Neben mir steht eine kleinere Menschengruppe, die ich beobachte, bis jemand sagt: „Exaaactly, that’s why i loooove Berlin!” Das war mein Zeichen, ich schniefe, gehe auf diesem unförmigen Platz durch die Menge weiter ins Leere und denke plötzlich an Franz Biberkopf, den dicken Knastbruder aus Döblins Roman Berlin Alexanderplatz. Ich frage mich, ob wenigstens der nachempfinden könnte, was für Qualen ich hier durchstehen muss.

Rattattatttatttaaaattta. Bummm. Tufff. Tock. Rattattattttaaattta. Driiiiiiing. Das war die Straßenbahn.

Die Liebesgeschichte zwischen Piazza und Palazzo, Anita Ekberg, das hässliche Berlin, Franz Biberkopf. Sie alle sind ein Produkt meines überreizten, nicht mehr zurechnungsfähigen, Rom-geschädigten Hirns. Noch immer auf dem Alexanderplatz stehend, suche ich auf einmal eine Antwort auf die Frage, warum von einer römischen Piazza aus gesehen die Häuserfront nie gerade ist. Das fällt mir ein, während ich auf einen Turm starre, der wie ein erntereifer Spargel schnurstracks aus einem Betonacker geschossen scheint.

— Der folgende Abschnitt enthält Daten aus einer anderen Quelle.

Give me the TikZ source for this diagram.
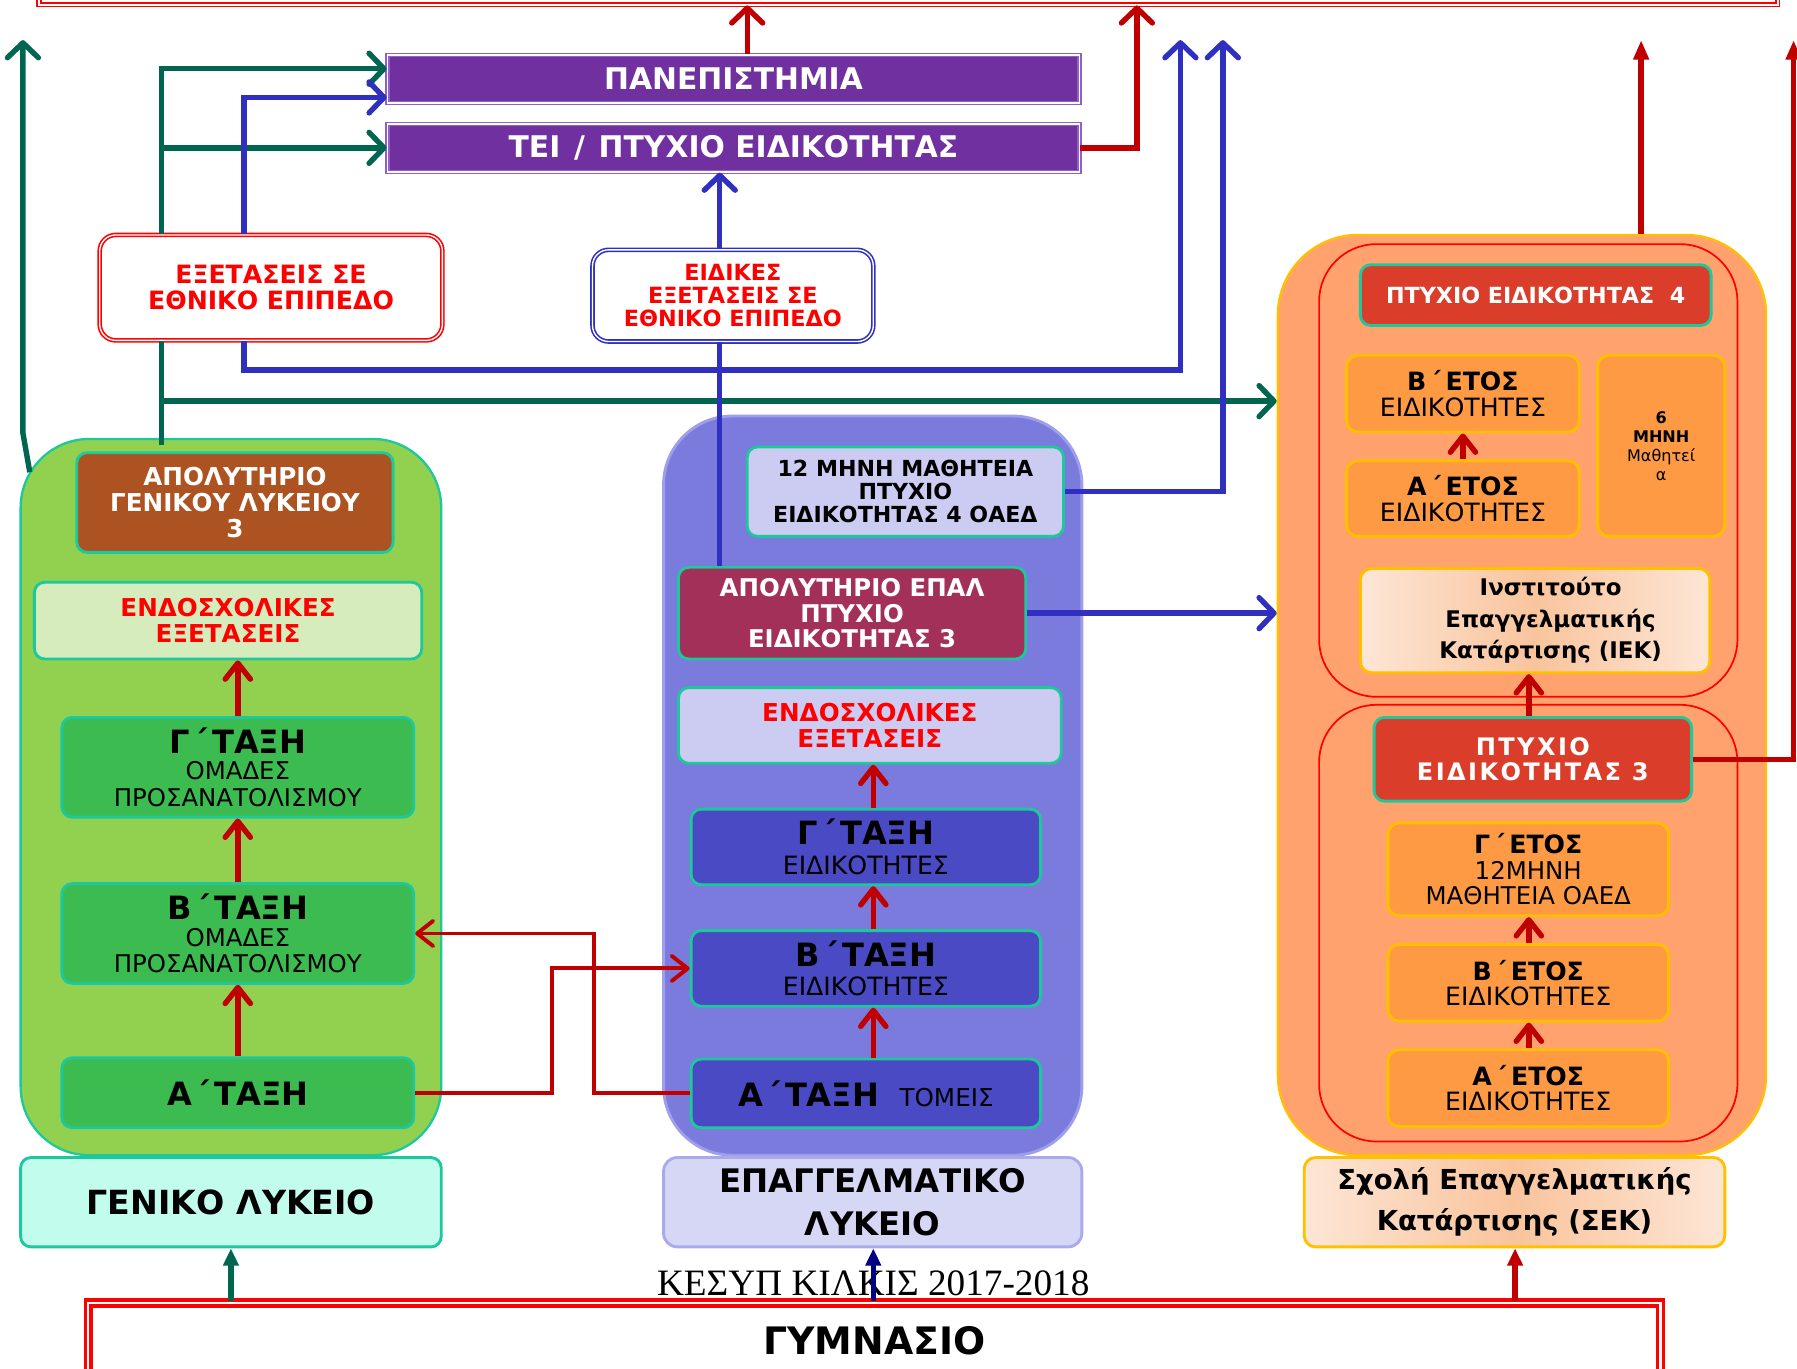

Ob der umgedreht aufgespießt in das Loch der Kuppel des Pantheons passen würde? Ich kann nichts dagegen tun, so denkt ein Erasmigrant.

In der Innenstadt Roms biegt sich ein Palazzo nämlich oft nach hinten, als kippe er langsam in Ohnmacht, als wolle er dem Ganzen ein Ende setzten, als könne er die ewigen Schikanen der Römer, der Touristen, der ganzen Welt nicht mehr ertragen. Dafür ist er einfach zu sensibel. Oder aber er lehnt sich nach vorne. Dann ist er stolz, vielleicht ein Ministerium, zeigt seine Freskenreste mit Würde und steht zu sich selbst. „Seht her“, sagt er dann, „ich bin ein Palazzo und das hier ist meine ziemlich gut aussehende Piazza, wir beide, tja, wie soll ich sagen, seit einiger Zeit, nun ja…“

Ratttatttattta. Pffffhhhh. Driiiiiing. Tschingderassa.

Der Fernsehturm steht gerader als je zuvor.

Einen Moment noch Berlin, ich bin noch nicht so weit.